Combustion and extinction characteristics of an ethanol pool fire perturbed by low–frequency acoustic waves

Abstract

To study combustion and extinction characteristics of flames perturbed by acoustic waves, the evolution of the shape of the pool fire, mass loss rate (ma′) of fuel, and mechanisms of extinction of the flames under acoustic perturbations were studied. Moreover, based on parameters of combustion characteristics of flames, parametric models of ma′ and flame extinction were developed. The research results demonstrate that the shapes of unperturbed flames change during combustion, however, when perturbed by acoustic waves, the flame shapes become irregular and the flame fronts become disorderly.

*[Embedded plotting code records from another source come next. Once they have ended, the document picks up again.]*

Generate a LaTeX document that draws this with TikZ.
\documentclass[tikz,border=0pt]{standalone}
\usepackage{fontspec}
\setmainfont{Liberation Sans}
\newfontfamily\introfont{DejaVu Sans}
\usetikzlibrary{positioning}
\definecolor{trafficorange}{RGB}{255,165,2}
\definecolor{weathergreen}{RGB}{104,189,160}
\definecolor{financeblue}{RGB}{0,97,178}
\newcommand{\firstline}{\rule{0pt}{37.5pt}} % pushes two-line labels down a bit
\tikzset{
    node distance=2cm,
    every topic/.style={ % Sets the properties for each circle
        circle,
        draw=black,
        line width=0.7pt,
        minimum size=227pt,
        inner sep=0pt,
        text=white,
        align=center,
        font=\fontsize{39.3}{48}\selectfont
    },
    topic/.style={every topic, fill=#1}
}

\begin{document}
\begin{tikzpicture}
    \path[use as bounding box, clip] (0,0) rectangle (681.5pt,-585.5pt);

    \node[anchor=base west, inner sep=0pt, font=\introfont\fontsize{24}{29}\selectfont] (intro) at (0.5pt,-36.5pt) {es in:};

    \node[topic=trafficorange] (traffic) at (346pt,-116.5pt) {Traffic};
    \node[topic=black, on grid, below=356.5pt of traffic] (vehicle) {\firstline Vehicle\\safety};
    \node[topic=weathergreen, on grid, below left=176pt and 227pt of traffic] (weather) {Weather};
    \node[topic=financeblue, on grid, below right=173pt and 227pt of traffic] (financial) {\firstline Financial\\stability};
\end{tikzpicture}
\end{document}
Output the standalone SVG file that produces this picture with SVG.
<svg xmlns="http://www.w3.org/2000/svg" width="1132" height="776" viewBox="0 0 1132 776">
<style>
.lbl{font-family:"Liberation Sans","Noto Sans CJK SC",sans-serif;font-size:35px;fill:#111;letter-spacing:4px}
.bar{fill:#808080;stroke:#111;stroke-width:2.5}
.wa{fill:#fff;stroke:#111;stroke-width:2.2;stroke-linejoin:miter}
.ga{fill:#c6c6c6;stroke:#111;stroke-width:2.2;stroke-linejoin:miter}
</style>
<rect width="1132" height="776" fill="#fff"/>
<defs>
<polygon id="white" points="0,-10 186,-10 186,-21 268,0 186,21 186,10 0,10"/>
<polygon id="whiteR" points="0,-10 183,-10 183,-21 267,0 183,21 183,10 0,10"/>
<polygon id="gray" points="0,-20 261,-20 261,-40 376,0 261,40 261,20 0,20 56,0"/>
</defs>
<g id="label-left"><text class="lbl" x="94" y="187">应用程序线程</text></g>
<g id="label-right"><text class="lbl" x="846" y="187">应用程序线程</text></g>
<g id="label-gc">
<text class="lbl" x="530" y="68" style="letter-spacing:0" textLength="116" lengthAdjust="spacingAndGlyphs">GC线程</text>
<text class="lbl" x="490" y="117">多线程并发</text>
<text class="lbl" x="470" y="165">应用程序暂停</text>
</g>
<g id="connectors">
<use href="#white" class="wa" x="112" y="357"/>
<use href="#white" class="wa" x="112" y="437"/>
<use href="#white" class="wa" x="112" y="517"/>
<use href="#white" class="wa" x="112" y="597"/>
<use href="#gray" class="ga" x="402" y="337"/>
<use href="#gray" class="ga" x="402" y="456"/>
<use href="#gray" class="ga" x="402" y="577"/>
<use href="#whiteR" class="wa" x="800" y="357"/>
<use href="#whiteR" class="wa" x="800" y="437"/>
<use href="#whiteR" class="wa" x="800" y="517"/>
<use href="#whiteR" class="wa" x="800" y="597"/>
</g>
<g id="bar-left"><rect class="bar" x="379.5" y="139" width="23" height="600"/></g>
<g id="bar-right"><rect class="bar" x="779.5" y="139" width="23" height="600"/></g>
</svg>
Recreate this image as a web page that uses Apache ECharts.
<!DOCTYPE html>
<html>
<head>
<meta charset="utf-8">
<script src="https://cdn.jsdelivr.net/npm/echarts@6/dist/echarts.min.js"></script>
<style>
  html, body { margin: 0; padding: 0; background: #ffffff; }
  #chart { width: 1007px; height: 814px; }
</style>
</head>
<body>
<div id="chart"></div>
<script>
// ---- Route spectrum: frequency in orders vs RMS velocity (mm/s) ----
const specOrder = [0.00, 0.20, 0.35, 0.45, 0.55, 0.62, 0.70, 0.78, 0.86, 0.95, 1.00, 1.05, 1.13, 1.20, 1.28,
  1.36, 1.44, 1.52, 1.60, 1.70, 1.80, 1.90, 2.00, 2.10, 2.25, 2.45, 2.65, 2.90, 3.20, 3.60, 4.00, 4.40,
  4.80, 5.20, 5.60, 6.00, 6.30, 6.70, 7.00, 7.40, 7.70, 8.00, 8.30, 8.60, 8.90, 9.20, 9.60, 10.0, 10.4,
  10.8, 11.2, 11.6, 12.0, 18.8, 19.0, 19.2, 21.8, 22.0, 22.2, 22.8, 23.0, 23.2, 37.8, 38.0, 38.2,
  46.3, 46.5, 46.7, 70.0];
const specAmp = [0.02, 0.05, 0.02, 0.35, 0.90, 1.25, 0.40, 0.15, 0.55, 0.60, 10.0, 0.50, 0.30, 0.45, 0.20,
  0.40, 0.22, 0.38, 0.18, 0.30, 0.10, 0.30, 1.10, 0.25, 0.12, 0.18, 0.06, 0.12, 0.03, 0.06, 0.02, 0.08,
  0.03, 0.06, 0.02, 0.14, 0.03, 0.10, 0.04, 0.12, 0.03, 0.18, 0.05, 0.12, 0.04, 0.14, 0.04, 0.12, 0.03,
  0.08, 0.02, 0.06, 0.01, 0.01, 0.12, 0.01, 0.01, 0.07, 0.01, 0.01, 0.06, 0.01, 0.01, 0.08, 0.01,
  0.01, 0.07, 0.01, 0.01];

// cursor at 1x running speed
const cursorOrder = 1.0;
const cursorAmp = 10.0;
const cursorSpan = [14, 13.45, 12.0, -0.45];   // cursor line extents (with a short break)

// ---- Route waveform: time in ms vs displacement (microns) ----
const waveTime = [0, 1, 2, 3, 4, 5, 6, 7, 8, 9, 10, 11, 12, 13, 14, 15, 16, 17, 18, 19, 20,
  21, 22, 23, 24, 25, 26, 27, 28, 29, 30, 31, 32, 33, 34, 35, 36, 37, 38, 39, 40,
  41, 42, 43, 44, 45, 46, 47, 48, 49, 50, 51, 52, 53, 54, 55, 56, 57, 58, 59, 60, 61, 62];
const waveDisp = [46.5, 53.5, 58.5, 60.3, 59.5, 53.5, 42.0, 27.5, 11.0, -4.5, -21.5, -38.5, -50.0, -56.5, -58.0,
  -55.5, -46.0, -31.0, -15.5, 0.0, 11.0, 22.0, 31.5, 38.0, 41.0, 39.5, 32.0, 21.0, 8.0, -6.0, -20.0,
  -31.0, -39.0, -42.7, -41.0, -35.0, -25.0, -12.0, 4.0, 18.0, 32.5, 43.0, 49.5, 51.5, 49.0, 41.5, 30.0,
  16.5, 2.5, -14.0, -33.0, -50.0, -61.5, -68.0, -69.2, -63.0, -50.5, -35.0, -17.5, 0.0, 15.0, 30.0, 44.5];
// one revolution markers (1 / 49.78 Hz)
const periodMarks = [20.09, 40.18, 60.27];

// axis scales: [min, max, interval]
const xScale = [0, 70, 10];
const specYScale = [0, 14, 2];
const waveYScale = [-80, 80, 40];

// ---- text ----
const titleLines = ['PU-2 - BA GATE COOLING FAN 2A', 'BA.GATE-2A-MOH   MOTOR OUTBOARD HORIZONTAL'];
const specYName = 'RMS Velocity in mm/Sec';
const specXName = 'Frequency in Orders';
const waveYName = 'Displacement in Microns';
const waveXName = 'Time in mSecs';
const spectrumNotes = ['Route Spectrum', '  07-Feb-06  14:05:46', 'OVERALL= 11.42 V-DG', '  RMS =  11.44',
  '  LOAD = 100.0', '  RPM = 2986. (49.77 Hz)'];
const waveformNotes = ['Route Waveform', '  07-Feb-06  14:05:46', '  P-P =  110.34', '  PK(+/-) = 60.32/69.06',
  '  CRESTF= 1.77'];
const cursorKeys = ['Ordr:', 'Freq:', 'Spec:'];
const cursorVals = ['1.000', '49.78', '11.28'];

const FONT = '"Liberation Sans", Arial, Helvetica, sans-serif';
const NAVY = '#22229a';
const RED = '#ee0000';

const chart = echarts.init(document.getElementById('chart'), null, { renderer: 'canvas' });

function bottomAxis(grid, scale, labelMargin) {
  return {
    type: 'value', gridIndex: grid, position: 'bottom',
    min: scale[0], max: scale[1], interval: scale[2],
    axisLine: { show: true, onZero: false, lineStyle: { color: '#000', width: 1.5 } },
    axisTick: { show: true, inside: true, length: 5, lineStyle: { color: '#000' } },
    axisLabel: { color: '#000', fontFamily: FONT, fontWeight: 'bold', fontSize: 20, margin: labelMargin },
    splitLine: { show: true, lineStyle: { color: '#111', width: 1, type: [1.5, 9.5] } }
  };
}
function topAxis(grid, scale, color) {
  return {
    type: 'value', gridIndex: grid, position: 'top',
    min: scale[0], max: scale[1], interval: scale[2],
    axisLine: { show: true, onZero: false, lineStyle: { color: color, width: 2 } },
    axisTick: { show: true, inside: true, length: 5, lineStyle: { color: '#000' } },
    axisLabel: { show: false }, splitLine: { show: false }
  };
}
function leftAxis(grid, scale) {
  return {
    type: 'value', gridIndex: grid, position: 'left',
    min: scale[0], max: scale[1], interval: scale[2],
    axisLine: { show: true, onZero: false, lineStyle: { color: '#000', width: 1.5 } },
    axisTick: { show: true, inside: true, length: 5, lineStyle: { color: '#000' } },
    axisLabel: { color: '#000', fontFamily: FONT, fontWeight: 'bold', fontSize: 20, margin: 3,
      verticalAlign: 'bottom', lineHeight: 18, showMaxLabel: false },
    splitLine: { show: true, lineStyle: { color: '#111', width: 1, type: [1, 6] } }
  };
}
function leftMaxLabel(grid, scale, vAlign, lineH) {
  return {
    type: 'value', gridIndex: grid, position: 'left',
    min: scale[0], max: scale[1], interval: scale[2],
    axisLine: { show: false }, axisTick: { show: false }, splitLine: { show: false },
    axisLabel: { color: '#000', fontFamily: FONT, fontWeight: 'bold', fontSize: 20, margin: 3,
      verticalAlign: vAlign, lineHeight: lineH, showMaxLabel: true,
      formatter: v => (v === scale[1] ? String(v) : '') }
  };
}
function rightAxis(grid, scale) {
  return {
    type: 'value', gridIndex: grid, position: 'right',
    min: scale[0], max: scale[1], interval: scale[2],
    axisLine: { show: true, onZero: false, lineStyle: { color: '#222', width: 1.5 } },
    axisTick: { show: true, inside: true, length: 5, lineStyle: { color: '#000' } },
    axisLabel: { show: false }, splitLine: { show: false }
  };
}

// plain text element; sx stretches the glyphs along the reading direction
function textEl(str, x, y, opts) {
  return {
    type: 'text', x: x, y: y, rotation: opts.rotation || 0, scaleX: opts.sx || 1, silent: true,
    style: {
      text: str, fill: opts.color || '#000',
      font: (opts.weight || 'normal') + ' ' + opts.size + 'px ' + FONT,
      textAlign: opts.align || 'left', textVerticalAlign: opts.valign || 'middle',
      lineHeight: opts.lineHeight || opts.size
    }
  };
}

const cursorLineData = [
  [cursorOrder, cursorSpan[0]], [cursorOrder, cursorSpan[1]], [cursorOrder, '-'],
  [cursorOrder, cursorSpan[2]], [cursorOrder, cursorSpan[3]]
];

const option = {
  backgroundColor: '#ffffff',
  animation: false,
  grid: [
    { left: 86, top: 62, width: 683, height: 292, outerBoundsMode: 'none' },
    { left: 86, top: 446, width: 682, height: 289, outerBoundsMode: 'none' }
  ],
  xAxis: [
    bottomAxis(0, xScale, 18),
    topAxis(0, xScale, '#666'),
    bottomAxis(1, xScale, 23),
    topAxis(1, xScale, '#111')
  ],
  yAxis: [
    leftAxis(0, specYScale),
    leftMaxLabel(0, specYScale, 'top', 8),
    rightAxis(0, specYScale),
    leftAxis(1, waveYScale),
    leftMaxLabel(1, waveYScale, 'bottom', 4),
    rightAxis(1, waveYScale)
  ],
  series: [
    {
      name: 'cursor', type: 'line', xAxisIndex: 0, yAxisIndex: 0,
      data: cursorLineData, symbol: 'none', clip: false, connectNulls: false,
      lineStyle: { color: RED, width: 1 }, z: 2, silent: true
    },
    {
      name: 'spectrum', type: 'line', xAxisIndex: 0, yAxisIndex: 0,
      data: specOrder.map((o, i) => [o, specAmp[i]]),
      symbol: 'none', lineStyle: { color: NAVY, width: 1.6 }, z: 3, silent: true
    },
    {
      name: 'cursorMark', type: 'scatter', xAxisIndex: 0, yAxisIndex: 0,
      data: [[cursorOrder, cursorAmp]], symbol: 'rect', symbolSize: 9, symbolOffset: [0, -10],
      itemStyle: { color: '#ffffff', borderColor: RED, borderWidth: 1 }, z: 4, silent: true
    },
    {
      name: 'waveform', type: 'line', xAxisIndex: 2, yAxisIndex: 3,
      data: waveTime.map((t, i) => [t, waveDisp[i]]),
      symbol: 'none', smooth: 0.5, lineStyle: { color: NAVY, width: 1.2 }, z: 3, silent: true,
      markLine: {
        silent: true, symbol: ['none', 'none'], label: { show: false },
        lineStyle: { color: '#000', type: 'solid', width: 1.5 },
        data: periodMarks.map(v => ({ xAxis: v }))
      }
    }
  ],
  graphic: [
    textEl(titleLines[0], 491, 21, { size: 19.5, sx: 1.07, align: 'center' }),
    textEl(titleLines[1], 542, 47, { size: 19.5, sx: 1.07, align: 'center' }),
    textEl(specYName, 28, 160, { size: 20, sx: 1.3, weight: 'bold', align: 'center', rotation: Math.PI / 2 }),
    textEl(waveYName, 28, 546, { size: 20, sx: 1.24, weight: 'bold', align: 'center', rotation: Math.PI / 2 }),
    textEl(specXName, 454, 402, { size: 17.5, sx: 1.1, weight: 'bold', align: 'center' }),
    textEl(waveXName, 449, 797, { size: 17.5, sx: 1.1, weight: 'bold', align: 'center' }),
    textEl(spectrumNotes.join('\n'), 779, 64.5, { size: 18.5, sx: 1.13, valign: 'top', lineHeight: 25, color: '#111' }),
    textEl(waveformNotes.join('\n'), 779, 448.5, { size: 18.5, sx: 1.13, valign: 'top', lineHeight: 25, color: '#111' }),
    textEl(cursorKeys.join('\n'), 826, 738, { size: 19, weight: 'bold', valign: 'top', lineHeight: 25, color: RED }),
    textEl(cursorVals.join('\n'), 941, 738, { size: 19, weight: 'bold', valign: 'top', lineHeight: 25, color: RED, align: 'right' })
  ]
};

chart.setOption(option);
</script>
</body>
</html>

Compared with the combustion of unperturbed flames, ma′ is increased under acoustic perturbation. There are upper and lower limits for the change of ma′, so the models of upper and lower limits of ma′ in the concentrated area were established. Low–frequency acoustic waves tend to extinguish the pool fire, and the increased distance of acoustic response and acoustic source power can promote flame extinction. A linear relationship between flame extinction and acoustic frequency was semi-quantitatively characterized by a modified Damköhler (Da*) number. Based on the critical oscillation–induced displacement for extinguishing a pool fire, local acoustic parameters were characterized, and a critical model for local displacement during the extinction of the pool fire was established.